Tuesday, December 23, 2008

OpEd by Lawrence Lessig: Prosecuting Online File Sharing Turns a Generation Criminal, U.S. News & World Report, 12/22/08

OpEd by Lawrence Lessig, Via U.S. News & World Report: Prosecuting Online File Sharing Turns a Generation Criminal:

"It is time we recall what the nation learned 75 years ago: The remedy to a failed war is not to wage an ever more violent war; it is to sue for peace.
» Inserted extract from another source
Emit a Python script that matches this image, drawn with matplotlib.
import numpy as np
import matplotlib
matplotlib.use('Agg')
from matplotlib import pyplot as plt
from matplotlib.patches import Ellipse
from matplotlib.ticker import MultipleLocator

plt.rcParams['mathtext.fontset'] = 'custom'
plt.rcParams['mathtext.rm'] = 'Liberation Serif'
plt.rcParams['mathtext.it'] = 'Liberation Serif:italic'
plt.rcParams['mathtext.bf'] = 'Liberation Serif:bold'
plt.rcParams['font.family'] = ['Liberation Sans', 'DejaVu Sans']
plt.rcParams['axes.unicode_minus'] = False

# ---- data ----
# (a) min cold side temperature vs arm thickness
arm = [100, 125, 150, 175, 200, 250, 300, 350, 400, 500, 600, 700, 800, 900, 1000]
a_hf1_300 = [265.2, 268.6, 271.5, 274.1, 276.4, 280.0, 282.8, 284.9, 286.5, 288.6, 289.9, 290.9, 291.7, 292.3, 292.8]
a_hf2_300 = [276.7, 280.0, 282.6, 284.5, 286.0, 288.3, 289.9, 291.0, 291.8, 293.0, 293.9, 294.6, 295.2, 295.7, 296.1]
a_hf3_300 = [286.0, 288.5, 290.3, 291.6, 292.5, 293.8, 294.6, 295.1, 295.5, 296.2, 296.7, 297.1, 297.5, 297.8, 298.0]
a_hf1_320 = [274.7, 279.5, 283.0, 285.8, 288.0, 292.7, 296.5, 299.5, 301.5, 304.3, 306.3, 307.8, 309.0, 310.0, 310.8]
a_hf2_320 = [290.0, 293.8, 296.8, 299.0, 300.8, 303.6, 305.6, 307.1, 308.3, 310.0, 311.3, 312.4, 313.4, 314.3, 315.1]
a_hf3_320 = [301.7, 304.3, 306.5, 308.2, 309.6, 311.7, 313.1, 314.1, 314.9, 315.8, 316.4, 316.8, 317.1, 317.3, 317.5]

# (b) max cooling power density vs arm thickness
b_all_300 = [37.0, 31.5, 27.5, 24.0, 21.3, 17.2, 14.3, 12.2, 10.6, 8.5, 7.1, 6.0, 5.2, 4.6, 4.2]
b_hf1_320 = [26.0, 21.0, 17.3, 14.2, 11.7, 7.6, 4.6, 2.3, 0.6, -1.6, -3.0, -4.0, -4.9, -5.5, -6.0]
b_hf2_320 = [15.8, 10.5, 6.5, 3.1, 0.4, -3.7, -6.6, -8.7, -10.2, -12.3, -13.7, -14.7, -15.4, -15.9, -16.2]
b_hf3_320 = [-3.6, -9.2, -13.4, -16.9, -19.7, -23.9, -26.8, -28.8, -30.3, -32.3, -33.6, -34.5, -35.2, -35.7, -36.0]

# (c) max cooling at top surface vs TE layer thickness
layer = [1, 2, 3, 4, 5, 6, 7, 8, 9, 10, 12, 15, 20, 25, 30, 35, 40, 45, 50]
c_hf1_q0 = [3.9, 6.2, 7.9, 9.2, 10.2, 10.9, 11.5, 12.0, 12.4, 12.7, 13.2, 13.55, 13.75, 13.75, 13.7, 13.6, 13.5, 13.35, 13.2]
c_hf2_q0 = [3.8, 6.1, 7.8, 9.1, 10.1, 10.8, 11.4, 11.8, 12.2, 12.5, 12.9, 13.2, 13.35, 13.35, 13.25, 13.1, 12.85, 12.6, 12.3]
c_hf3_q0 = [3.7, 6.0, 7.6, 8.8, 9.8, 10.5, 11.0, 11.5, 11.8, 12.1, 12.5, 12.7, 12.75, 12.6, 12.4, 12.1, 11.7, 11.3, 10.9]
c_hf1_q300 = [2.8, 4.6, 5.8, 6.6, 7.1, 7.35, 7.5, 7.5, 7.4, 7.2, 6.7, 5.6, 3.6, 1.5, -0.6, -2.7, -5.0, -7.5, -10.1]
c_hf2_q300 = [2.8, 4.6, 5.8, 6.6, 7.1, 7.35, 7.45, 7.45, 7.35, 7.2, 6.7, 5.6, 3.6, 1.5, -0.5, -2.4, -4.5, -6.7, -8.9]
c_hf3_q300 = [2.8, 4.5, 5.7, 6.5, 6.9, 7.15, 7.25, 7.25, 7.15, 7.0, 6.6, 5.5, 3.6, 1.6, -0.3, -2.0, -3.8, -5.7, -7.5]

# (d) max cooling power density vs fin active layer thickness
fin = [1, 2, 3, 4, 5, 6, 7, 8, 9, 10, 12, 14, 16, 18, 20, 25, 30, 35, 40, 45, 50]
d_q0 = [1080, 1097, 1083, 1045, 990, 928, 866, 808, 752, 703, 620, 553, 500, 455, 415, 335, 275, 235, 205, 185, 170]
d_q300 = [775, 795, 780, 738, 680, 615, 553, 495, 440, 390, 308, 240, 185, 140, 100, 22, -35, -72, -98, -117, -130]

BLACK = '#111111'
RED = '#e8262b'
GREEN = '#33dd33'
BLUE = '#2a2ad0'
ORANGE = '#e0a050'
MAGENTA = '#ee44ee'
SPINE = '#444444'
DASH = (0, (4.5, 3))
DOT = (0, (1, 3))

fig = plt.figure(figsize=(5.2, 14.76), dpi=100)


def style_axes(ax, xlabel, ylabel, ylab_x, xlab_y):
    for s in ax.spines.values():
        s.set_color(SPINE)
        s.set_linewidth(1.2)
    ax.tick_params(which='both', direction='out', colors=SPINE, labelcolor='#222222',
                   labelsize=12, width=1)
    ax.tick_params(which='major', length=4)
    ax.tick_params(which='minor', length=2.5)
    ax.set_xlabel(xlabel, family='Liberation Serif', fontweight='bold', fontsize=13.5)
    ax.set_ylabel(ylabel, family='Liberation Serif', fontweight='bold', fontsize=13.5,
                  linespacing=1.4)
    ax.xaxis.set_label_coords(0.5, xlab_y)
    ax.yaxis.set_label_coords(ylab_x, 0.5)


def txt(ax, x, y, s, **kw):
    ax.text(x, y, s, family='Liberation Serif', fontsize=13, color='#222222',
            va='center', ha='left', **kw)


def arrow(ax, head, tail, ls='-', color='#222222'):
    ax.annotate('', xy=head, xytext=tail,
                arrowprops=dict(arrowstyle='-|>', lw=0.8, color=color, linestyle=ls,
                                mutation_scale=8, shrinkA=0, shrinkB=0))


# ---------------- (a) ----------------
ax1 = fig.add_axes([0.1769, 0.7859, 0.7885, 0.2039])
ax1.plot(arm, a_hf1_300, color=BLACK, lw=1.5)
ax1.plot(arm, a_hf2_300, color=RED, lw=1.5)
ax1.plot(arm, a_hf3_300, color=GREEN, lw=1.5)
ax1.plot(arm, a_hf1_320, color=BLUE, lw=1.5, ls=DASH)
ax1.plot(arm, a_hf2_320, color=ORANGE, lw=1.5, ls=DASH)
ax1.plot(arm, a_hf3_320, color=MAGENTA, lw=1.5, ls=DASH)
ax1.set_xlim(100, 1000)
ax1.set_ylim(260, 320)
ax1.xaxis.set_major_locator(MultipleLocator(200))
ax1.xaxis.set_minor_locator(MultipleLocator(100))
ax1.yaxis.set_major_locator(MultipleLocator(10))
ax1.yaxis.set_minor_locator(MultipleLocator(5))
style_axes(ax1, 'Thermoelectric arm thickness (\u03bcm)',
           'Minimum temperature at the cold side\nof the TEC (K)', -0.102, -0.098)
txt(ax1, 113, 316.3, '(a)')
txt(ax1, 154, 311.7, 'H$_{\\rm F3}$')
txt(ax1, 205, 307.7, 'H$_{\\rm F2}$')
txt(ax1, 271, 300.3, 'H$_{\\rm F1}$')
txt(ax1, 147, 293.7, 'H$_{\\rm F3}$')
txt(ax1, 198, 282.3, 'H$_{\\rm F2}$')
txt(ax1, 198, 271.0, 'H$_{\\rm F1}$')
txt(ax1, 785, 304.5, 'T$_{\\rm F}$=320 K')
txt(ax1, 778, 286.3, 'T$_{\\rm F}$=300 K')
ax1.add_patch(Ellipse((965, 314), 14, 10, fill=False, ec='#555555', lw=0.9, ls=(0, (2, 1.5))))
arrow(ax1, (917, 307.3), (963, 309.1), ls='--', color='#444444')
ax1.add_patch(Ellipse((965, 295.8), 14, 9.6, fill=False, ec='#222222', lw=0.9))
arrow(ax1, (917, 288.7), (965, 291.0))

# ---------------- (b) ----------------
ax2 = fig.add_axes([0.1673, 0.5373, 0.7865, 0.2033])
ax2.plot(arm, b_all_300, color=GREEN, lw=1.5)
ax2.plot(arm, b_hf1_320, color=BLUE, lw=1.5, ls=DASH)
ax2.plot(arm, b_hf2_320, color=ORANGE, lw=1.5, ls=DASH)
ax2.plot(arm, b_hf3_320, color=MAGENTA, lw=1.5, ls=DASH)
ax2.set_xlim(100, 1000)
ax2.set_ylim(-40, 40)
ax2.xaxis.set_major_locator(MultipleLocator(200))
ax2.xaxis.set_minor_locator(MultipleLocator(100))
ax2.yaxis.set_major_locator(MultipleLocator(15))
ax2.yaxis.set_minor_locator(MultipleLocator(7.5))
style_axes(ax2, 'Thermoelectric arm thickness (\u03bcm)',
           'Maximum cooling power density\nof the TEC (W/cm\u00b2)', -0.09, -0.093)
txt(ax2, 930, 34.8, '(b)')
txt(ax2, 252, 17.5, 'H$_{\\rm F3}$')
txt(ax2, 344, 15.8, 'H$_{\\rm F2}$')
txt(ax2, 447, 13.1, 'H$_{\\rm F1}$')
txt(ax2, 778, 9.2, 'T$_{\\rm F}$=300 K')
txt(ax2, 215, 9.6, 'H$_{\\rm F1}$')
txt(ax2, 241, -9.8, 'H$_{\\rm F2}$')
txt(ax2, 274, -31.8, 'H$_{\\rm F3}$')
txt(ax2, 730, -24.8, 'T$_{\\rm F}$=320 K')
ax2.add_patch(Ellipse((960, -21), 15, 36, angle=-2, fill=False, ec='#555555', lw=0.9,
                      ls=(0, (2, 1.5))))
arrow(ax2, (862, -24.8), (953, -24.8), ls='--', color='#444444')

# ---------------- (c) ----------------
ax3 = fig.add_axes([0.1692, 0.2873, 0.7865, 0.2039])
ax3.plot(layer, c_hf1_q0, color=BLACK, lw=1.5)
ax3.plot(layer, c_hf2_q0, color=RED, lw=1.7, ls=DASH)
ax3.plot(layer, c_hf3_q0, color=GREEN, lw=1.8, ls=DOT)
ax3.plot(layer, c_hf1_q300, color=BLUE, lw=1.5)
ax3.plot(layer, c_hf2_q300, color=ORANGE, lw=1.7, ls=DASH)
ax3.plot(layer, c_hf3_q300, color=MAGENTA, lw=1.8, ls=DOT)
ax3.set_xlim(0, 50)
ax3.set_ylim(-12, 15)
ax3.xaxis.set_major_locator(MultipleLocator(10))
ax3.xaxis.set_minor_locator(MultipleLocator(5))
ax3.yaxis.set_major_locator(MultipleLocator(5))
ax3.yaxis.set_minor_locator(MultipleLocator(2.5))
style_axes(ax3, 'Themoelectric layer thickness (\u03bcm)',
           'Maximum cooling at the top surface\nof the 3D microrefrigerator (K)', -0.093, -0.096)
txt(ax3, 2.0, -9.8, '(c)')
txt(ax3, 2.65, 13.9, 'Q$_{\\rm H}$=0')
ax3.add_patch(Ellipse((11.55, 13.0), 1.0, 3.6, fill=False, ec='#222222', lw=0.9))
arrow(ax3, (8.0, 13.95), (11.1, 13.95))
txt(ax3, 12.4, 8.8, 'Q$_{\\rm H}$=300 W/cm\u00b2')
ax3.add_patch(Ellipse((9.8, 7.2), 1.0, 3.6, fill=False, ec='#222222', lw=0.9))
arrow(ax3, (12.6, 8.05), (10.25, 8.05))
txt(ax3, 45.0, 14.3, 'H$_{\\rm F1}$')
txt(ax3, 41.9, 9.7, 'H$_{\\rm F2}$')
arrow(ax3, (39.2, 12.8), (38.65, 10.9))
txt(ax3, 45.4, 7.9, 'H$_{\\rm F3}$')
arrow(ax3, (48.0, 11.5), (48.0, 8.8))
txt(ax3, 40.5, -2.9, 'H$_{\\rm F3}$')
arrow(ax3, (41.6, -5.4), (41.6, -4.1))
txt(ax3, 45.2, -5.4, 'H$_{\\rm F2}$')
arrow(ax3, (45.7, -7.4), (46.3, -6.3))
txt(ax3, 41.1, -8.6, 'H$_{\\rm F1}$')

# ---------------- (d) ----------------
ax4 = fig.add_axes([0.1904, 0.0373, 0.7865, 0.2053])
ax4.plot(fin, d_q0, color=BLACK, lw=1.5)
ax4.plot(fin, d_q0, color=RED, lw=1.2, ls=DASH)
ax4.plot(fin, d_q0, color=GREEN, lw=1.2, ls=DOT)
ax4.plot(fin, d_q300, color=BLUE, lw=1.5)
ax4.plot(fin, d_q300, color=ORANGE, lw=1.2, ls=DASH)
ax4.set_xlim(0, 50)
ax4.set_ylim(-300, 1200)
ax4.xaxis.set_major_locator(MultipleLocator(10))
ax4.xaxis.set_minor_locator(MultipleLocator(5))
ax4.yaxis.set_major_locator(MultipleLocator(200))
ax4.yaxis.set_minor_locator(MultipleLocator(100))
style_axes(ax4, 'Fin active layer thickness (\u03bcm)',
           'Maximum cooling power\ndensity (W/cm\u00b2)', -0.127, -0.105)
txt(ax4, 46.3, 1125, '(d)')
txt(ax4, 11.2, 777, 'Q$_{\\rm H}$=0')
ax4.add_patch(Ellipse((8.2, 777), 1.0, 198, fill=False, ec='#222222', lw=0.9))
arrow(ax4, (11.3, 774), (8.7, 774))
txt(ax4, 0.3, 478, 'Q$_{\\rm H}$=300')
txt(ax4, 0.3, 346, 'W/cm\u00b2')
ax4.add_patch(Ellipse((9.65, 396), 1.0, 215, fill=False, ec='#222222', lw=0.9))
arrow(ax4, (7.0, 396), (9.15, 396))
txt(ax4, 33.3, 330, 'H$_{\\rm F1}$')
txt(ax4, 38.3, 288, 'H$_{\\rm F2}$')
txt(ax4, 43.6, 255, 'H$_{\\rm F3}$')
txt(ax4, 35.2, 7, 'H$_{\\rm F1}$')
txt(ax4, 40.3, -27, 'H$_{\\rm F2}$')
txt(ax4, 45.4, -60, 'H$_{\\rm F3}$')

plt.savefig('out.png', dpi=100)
Rather than continuing to sue to stop what no lawyer could ever stop, Congress needs to consider the scores of proposals that have been advanced by some of the best scholars in the nation to legalize this sharing while enabling other ways to compensate artists.

These include a voluntary collective license, allowing individuals to file share for a low, fixed rate; a more expansive "noncommercial use levy" that would be imposed on commercial entities benefiting from peer-to-peer file sharing, to help compensate artists; or most expansive of all, that copyright give up regulating the distribution of copies and instead compensate artists based upon the estimated frequency by which their works are consumed. These and a host of other ideas all raise different advantages and disadvantages—but are better than criminalizing a generation.

The failure of Prohibition taught social reformers something important about regulatory humility: Too often liberals and conservatives alike simply assume that a law will achieve what the law seeks to achieve. Too rarely do they work out just how. Humility teaches us to rein in the law where it is doing no good, if only to protect it where it does good or where it is necessary.